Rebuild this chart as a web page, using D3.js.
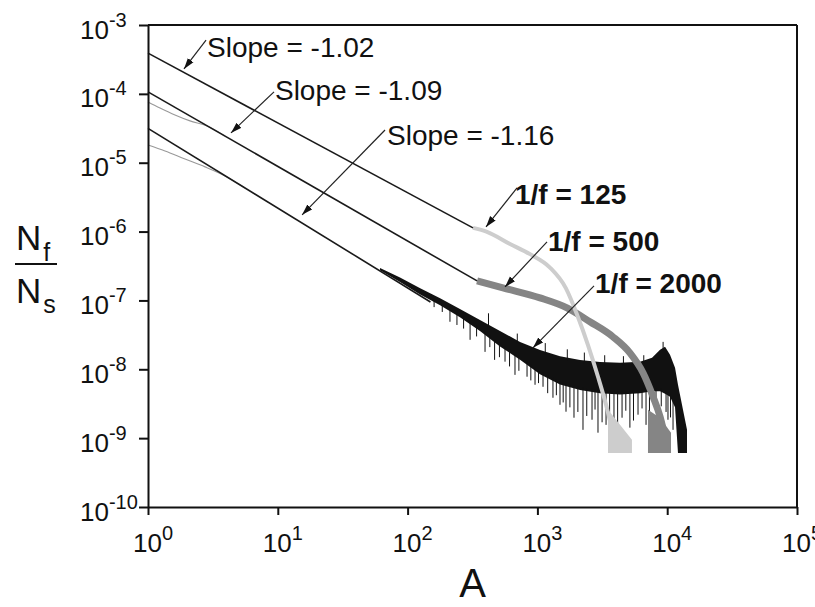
<!DOCTYPE html>
<html>
<head>
<meta charset="utf-8">
<script src="https://cdn.jsdelivr.net/npm/d3@7"></script>
<style>
html, body { margin: 0; padding: 0; background: #fff; overflow: hidden; }
svg { display: block; }
text { font-family: "Liberation Sans", Arial, sans-serif; }
</style>
</head>
<body>
<div id="chart"></div>
<script>
// axis ticks
const xTicks = [1, 10, 100, 1000, 10000, 100000];
const yTicks = [1e-3, 1e-4, 1e-5, 1e-6, 1e-7, 1e-8, 1e-9, 1e-10];

// fitted power laws, [A, Nf/Ns] end points
const fit102 = [[1, 3.9e-4], [319, 1.13e-6]];
const fit109 = [[1, 1.07e-4], [343, 1.92e-7]];
const fit116 = [[1, 3.16e-5], [150, 9.5e-8]];

// low-A part of the raw data where it leaves the fit
const lowA500 = [[1, 7.63e-5], [1.237, 6.24e-5], [1.614, 4.94e-5], [2.107, 4.05e-5], [2.848, 3.42e-5], [3.92, 2.45e-5]];
const lowA2000 = [[1, 1.81e-5], [1.352, 1.48e-5], [1.928, 1.13e-5], [2.75, 8.7e-6], [3.92, 6.43e-6], [5.59, 4.3e-6]];

// 1/f = 125 (light grey)
const data125 = [[319, 1.13e-6], [409, 9.9e-7], [615, 6.6e-7], [877, 4.7e-7], [1250, 3.0e-7], [1660, 1.5e-7],
  [2050, 5.8e-8], [2450, 2.27e-8], [2930, 7.8e-9], [3380, 3.05e-9], [3760, 1.32e-9]];
const tail125 = [[3500, 2.58e-9], [4330, 1.56e-9], [5350, 9.5e-10]];

// 1/f = 500 (mid grey)
const data500 = [[343, 1.92e-7], [543, 1.52e-7], [1047, 1.09e-7], [1690, 7.8e-8], [2540, 4.9e-8], [3820, 2.96e-8],
  [5160, 1.73e-8], [6510, 8.9e-9], [7780, 4.0e-9], [8810, 2.05e-9], [9450, 1.2e-9]];
const tail500 = [[7110, 2.58e-9], [8810, 1.98e-9], [10700, 1.2e-9]];

// 1/f = 2000 (black, noisy): [A, upper, lower]
const band2000 = [
  [61.3, 2.95e-7, 2.75e-7], [87.4, 2.15e-7, 1.85e-7], [125, 1.50e-7, 1.22e-7], [178, 1.08e-7, 8.5e-8],
  [253, 7.5e-8, 5.7e-8], [361, 5.2e-8, 3.6e-8], [515, 3.6e-8, 2.15e-8], [735, 2.5e-8, 1.38e-8],
  [1047, 1.9e-8, 8.5e-9], [1493, 1.55e-8, 6.0e-9], [2130, 1.36e-8, 5.0e-9], [3035, 1.28e-8, 4.5e-9],
  [4330, 1.24e-8, 4.3e-9], [6170, 1.29e-8, 4.5e-9], [7640, 1.47e-8, 4.8e-9], [8810, 1.92e-8, 4.8e-9],
  [9620, 2.12e-8, 4.4e-9], [10510, 1.62e-8, 4.0e-9], [11490, 1.05e-8, 2.8e-9], [12110, 5.96e-9, 6.1e-10],
  [13470, 2.19e-9, 6.1e-10], [14210, 1.32e-9, 6.1e-10]];
// downward noise spikes: [A, lowest value]
const spikes2000 = [[160, 8.0e-8], [185, 6.8e-8], [212, 4.9e-8], [240, 4.4e-8], [270, 3.9e-8], [303, 2.68e-8],
  [340, 3.0e-8], [395, 1.79e-8], [430, 2.1e-8], [468, 1.37e-8], [510, 1.5e-8], [563, 1.29e-8], [610, 1.1e-8],
  [672, 8.3e-9], [720, 9.5e-9], [832, 7.8e-9], [890, 6.9e-9], [959, 5.96e-9], [1020, 6.3e-9], [1105, 5.57e-9],
  [1200, 4.5e-9], [1318, 3.86e-9], [1400, 4.2e-9], [1493, 3.05e-9], [1580, 3.3e-9], [1661, 2.42e-9],
  [1780, 2.8e-9], [1914, 1.98e-9], [2050, 2.4e-9], [2245, 1.32e-9], [2400, 2.1e-9], [2635, 1.85e-9],
  [2780, 2.6e-9], [2930, 1.2e-9], [3150, 1.7e-9], [3380, 1.56e-9], [3600, 2.3e-9], [3890, 1.24e-9],
  [4150, 1.6e-9], [4490, 1.98e-9], [4800, 2.5e-9], [5160, 1.42e-9], [5500, 1.8e-9], [5960, 2.19e-9],
  [6400, 2.7e-9], [6870, 1.56e-9], [7300, 2.1e-9], [8200, 2.58e-9], [9000, 2.9e-9], [9800, 2.4e-9],
  [10140, 1.85e-9], [10600, 2.0e-9], [11090, 1.32e-9]];
// upward noise spikes: [A, highest value]
const spikesUp2000 = [[420, 6.5e-8], [700, 3.3e-8], [1150, 2.4e-8], [1700, 1.95e-8], [2300, 1.75e-8],
  [3300, 1.6e-8], [4600, 1.55e-8], [6600, 1.6e-8], [9300, 2.5e-8]];

const floorValue = 6.1e-10;

// annotations: text anchor, arrow start, arrow tip
const notes = [
  {text: 'Slope = -1.02', bold: false, at: [2.85, 3.44e-4], from: [2.80, 6.05e-4], to: [1.894, 2.30e-4]},
  {text: 'Slope = -1.09', bold: false, at: [9.51, 8.15e-5], from: [9.35, 1.07e-4], to: [4.36, 2.71e-5]},
  {text: 'Slope = -1.16', bold: false, at: [69.4, 1.81e-5], from: [67, 2.99e-5], to: [15.4, 1.75e-6]},
  {text: '1/f = 125', bold: true, at: [672, 2.52e-6], from: [697, 4.3e-6], to: [402, 1.17e-6]},
  {text: '1/f = 500', bold: true, at: [1207, 5.25e-7], from: [1186, 7.1e-7], to: [563, 1.57e-7]},
  {text: '1/f = 2000', bold: true, at: [2780, 1.29e-7], from: [2730, 1.63e-7], to: [925, 2.05e-8]}
];

const width = 815, height = 607,
  margin = {top: 25, right: 18, bottom: 100, left: 148},
  innerWidth = width - margin.left - margin.right,
  innerHeight = height - margin.top - margin.bottom;

const svg = d3.select('#chart').append('svg').attr('width', width).attr('height', height);
const g = svg.append('g').attr('transform', `translate(${margin.left},${margin.top})`);

const x = d3.scaleLog().domain([1, 1e5]).range([0, innerWidth]);
const y = d3.scaleLog().domain([1e-10, 1e-3]).range([innerHeight, 0]);

const line = d3.line().x(d => x(d[0])).y(d => y(d[1]));
const smooth = d3.line().x(d => x(d[0])).y(d => y(d[1])).curve(d3.curveMonotoneX);
const tailArea = d3.area().x(d => x(d[0])).y0(y(floorValue)).y1(d => y(d[1]));

// arrow head
svg.append('defs').append('marker')
  .attr('id', 'arrow').attr('markerUnits', 'userSpaceOnUse')
  .attr('markerWidth', 12).attr('markerHeight', 8)
  .attr('refX', 11).attr('refY', 4).attr('orient', 'auto')
  .append('path').attr('d', 'M0,0.5 L11,4 L0,7.5 Z').attr('fill', '#111');

// black noisy series
g.append('path')
  .datum(band2000)
  .attr('d', d3.area().x(d => x(d[0])).y0(d => y(d[2])).y1(d => y(d[1])))
  .attr('fill', '#111');
const lowerAt = d3.scaleLog().domain(band2000.map(d => d[0])).range(band2000.map(d => y(d[2])));
const upperAt = d3.scaleLog().domain(band2000.map(d => d[0])).range(band2000.map(d => y(d[1])));
g.append('g').selectAll('line').data(spikes2000).enter().append('line')
  .attr('x1', d => x(d[0])).attr('x2', d => x(d[0]))
  .attr('y1', d => lowerAt(d[0]) - 3).attr('y2', d => y(d[1]))
  .attr('stroke', '#111').attr('stroke-width', 1);
g.append('g').selectAll('line').data(spikesUp2000).enter().append('line')
  .attr('x1', d => x(d[0])).attr('x2', d => x(d[0]))
  .attr('y1', d => upperAt(d[0]) + 3).attr('y2', d => y(d[1]))
  .attr('stroke', '#111').attr('stroke-width', 1);

// mid grey series
g.append('path').datum(data500).attr('d', smooth)
  .attr('fill', 'none').attr('stroke', '#858585').attr('stroke-width', 7).attr('stroke-linejoin', 'round');
g.append('path').datum(tail500).attr('d', tailArea).attr('fill', '#858585');

// light grey series
g.append('path').datum(data125).attr('d', smooth)
  .attr('fill', 'none').attr('stroke', '#cdcdcd').attr('stroke-width', 4).attr('stroke-linejoin', 'round');
g.append('path').datum(tail125).attr('d', tailArea).attr('fill', '#cdcdcd');

// thin raw curves at small A
[lowA500, lowA2000].forEach(s => {
  g.append('path').datum(s).attr('d', smooth)
    .attr('fill', 'none').attr('stroke', '#999').attr('stroke-width', 1.1);
});

// fit lines
[fit102, fit109, fit116].forEach(s => {
  g.append('path').datum(s).attr('d', line)
    .attr('fill', 'none').attr('stroke', '#1a1a1a').attr('stroke-width', 1.6);
});

// axes
const xAxis = g.append('g')
  .attr('transform', `translate(0,${innerHeight})`)
  .call(d3.axisBottom(x).tickValues(xTicks).tickSize(8).tickSizeOuter(0));
const yAxis = g.append('g')
  .call(d3.axisLeft(y).tickValues(yTicks).tickSize(9).tickSizeOuter(0));
[xAxis, yAxis].forEach(a => {
  a.selectAll('.tick text').remove();
  a.select('.domain').attr('stroke', '#111').attr('stroke-width', 2);
  a.selectAll('.tick line').attr('stroke', '#111').attr('stroke-width', 2);
});

// frame top and right
g.append('line').attr('x1', 0).attr('x2', innerWidth).attr('y1', 0).attr('y2', 0)
  .attr('stroke', '#111').attr('stroke-width', 2);
g.append('line').attr('x1', innerWidth).attr('x2', innerWidth).attr('y1', 0).attr('y2', innerHeight)
  .attr('stroke', '#111').attr('stroke-width', 2);

// tick labels as 10 with superscript
xAxis.selectAll('.tick').append('text')
  .attr('x', -15.5).attr('y', 45).attr('fill', '#111').attr('font-size', 26).attr('text-anchor', 'start')
  .each(function(d) {
    const t = d3.select(this);
    t.append('tspan').text('10');
    t.append('tspan').attr('dy', -12).attr('font-size', 20).text(Math.round(Math.log10(d)));
  });
yAxis.selectAll('.tick').append('text')
  .attr('x', -68).attr('y', 13).attr('fill', '#111').attr('font-size', 26).attr('text-anchor', 'start')
  .each(function(d) {
    const t = d3.select(this);
    t.append('tspan').text('10');
    t.append('tspan').attr('dy', -12).attr('font-size', 20).text(Math.round(Math.log10(d)));
  });

// axis titles
svg.append('text').attr('x', margin.left + x(10 ** 2.5)).attr('y', 597)
  .attr('text-anchor', 'middle').attr('font-size', 40).attr('fill', '#111').text('A');

const yTitle = svg.append('g').attr('fill', '#111');
const nf = yTitle.append('text').attr('x', 16).attr('y', 250).attr('font-size', 35);
nf.append('tspan').text('N');
nf.append('tspan').attr('dx', 2).attr('dy', 11).attr('font-size', 25).text('f');
yTitle.append('line').attr('x1', 15).attr('x2', 57).attr('y1', 264).attr('y2', 264)
  .attr('stroke', '#111').attr('stroke-width', 2);
const ns = yTitle.append('text').attr('x', 16).attr('y', 303).attr('font-size', 35);
ns.append('tspan').text('N');
ns.append('tspan').attr('dx', 2).attr('dy', 10).attr('font-size', 25).text('s');

// annotations
const ann = g.append('g');
ann.selectAll('line').data(notes).enter().append('line')
  .attr('x1', d => x(d.from[0])).attr('y1', d => y(d.from[1]))
  .attr('x2', d => x(d.to[0])).attr('y2', d => y(d.to[1]))
  .attr('stroke', '#222').attr('stroke-width', 1.2)
  .attr('marker-end', 'url(#arrow)');
ann.selectAll('text').data(notes).enter().append('text')
  .attr('x', d => x(d.at[0])).attr('y', d => y(d.at[1]))
  .attr('font-size', 28)
  .attr('font-weight', d => d.bold ? 'bold' : 'normal')
  .attr('fill', '#111')
  .text(d => d.text);
</script>
</body>
</html>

################

■ PROBLEM TO WORK ON ■
Give again, exactly, the lines from the start of the data through the one holding "1e-8, 1e-9, 1e-10];"; omit the pictures.

■ SOLUTION TO THIS EXERCISE ■
Rebuild this chart as a web page, using D3.js.
<!DOCTYPE html>
<html>
<head>
<meta charset="utf-8">
<script src="https://cdn.jsdelivr.net/npm/d3@7"></script>
<style>
html, body { margin: 0; padding: 0; background: #fff; overflow: hidden; }
svg { display: block; }
text { font-family: "Liberation Sans", Arial, sans-serif; }
</style>
</head>
<body>
<div id="chart"></div>
<script>
// axis ticks
const xTicks = [1, 10, 100, 1000, 10000, 100000];
const yTicks = [1e-3, 1e-4, 1e-5, 1e-6, 1e-7, 1e-8, 1e-9, 1e-10];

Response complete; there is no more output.